Tuesday, August 12, 2014

August 12, 2014



August 12, 2014

Throughout my life I always wanted to be elegant, like Alfred Lunt dinning with Radclyffe Hall at the Stork Club, but eventually I end up in a party quoting Sam Fuller  “Film is like a battleground: love, hate, action, death… In one word, EMOTION.” The truth is I used to believe that the cinema was the ultimate art, and I think it was in the 20th century, but now it’s a shadow of what it used to be.  For me, it’s music and of course the written page.  What I find fascinating is watching contemporary films hitting against the concrete wall over and over again.  It is like a moth that is attracted to the flame, either it is too stupid to realize that it will get burned to death, or it is an act of suicide?

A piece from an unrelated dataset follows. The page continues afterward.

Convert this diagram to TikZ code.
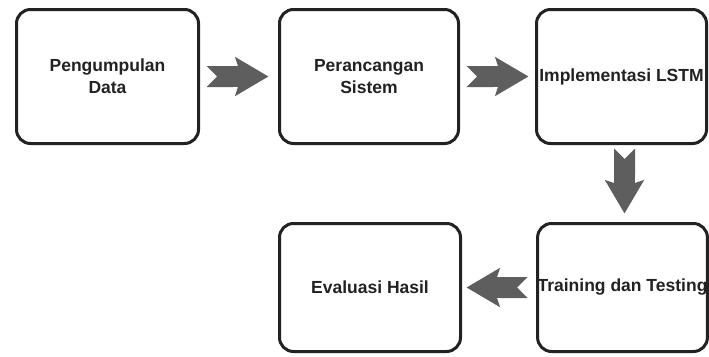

The beauty of the cinema was the theater itself, and the tacky sodas and candy sold at the counter.  My parents said to me that there were bats flying near the ceiling at the Chinese Theater on Hollywood Bouvelard.   This little (non) fact made going to the movies into an adventure, and there was a slight chance one’s life will be altered forever.  For instance, I remember seeing “Taxi Driver” for the first time on Hollywood Bouvelard (always the same street), and walking out and seeing a fleet of taxis in front of the theater.  Was it a William Castle type of publicity, or just by chance?  I suspect it was just happenstance, because what I saw in the theater, changed my life, and that is exactly how I saw the “real” world.  Either by the hook or the crook, the world was transformed by another medium, the cinema.

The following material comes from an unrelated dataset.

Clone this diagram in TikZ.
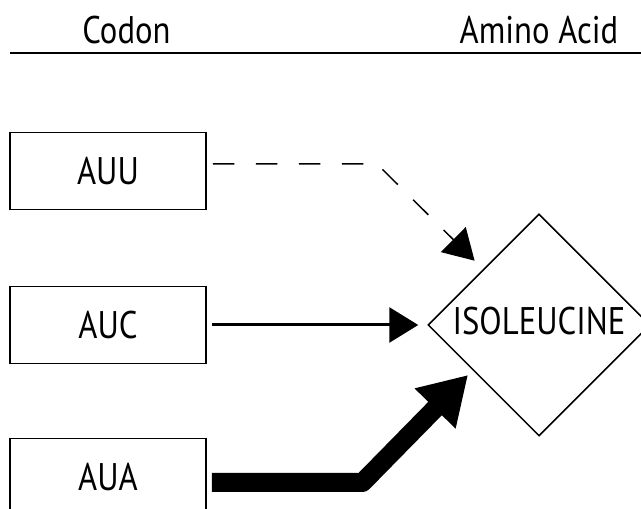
\documentclass[tikz,border=0pt]{standalone}
\usepackage{fontspec}
\setmainfont{PT Sans}[FakeStretch=0.85]
\usetikzlibrary{arrows.meta,shapes.geometric}
\tikzset{
  lbl/.style={font=\fontsize{38.5}{40}\selectfont},
  codonbox/.style={draw, line width=1.5pt, minimum width=196pt, minimum height=77pt, inner sep=0pt, lbl},
  aminodia/.style={draw, diamond, aspect=1, line width=1.5pt, minimum width=222pt, minimum height=222pt, inner sep=0pt, text depth=9pt, lbl},
  dashconn/.style={line width=1.5pt, dash pattern=on 21.5pt off 21.5pt, -{Triangle[length=30pt,width=35pt]}},
  thinconn/.style={line width=3pt, -{Triangle[length=29pt,width=35pt]}},
  thickconn/.style={line width=19pt, line join=round, -{Triangle[length=47pt,width=54pt]}}
}
\begin{document}
\begin{tikzpicture}[x=1pt,y=1pt]
\useasboundingbox (0,0) rectangle (641,509);
\clip (0,0) rectangle (641,509);
% header
\node[lbl, anchor=base] (hcodon) at (126.5,465.5) {Codon};
\node[lbl, anchor=base] (hamino) at (539,465.5) {Amino Acid};
\coordinate (ruleL) at (10,456);
\coordinate (ruleR) at (641,456);
\draw[line width=2pt] (ruleL) -- (ruleR);
% nodes
\node[codonbox] (auu) at (108,338) {AUU};
\node[codonbox] (auc) at (108,184) {AUC};
\node[codonbox] (aua) at (108,32) {AUA};
\node[aminodia] (iso) at (539,184) {ISOLEUCINE};
% connectors
\coordinate (bendA) at (377,345);
\draw[dashconn, shorten <=6pt, shorten >=12pt] ([yshift=7pt]auu.east) -- (bendA) -- (iso.north west);
\draw[thinconn, shorten <=5pt, shorten >=9pt] (auc.east) -- (iso.west);
\coordinate (bendC) at (362.5,26.5);
\coordinate (tipC) at (468,134);
\draw[thickconn, shorten <=5pt] ([yshift=-5.5pt]aua.east) -- (bendC) -- (tipC);
\end{tikzpicture}
\end{document}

The way we see films really changes the perception of that work.  It’s very difficult for me to watch films on TV, computer or the phone.  Although the medium has changed, cinema pretends that the format doesn’t matter, when in fact, the medium is the message.  I tend to like to go to the cinema in a different country or culture.  When I was in Mexico I saw a Cantinflas’ film “El analfabeto” (The Illiterate), and what I found interesting is hearing that Mexico’s reigning illiteracy (70% in 1930), and "Cantinflas is the illiterate who takes control of the language by whatever means he can".  The ability to alter a situation or culture I think is pretty null, when it concerns the movies.  What I think are my favorite films are all from YouTube, and it is mostly acts of violence, for instance the citizen of Gaza being shot down by a sniper.  That type of footage seems to kill the imagination where it is very difficult for me to believe in the choreography of Michael Kidd, along with Gene Kelley.



What I do know, is that I can trust the cinema of Ron Mael (Sparks), because I see the images through his music, and the same when I read a book by Radclyffe Hall.   Also I find it interesting that Alfred Lunt, as an actor, chose the theater over film.  He realized the difference of the cinematic world, with its close-ups, montage, and other visual trickery, that it can’t replace the fake realism of the grand stage.  I often dream that I am walking through Broadway and seeing the glamour of the lighting of the live theaters, and knowing that I will eventually end up in a broken down movie theater with a sleeping projectionist.  Despite the fact that I wish for the grand and elegant life, I will settle for the cheap cinema.  All my friends go there.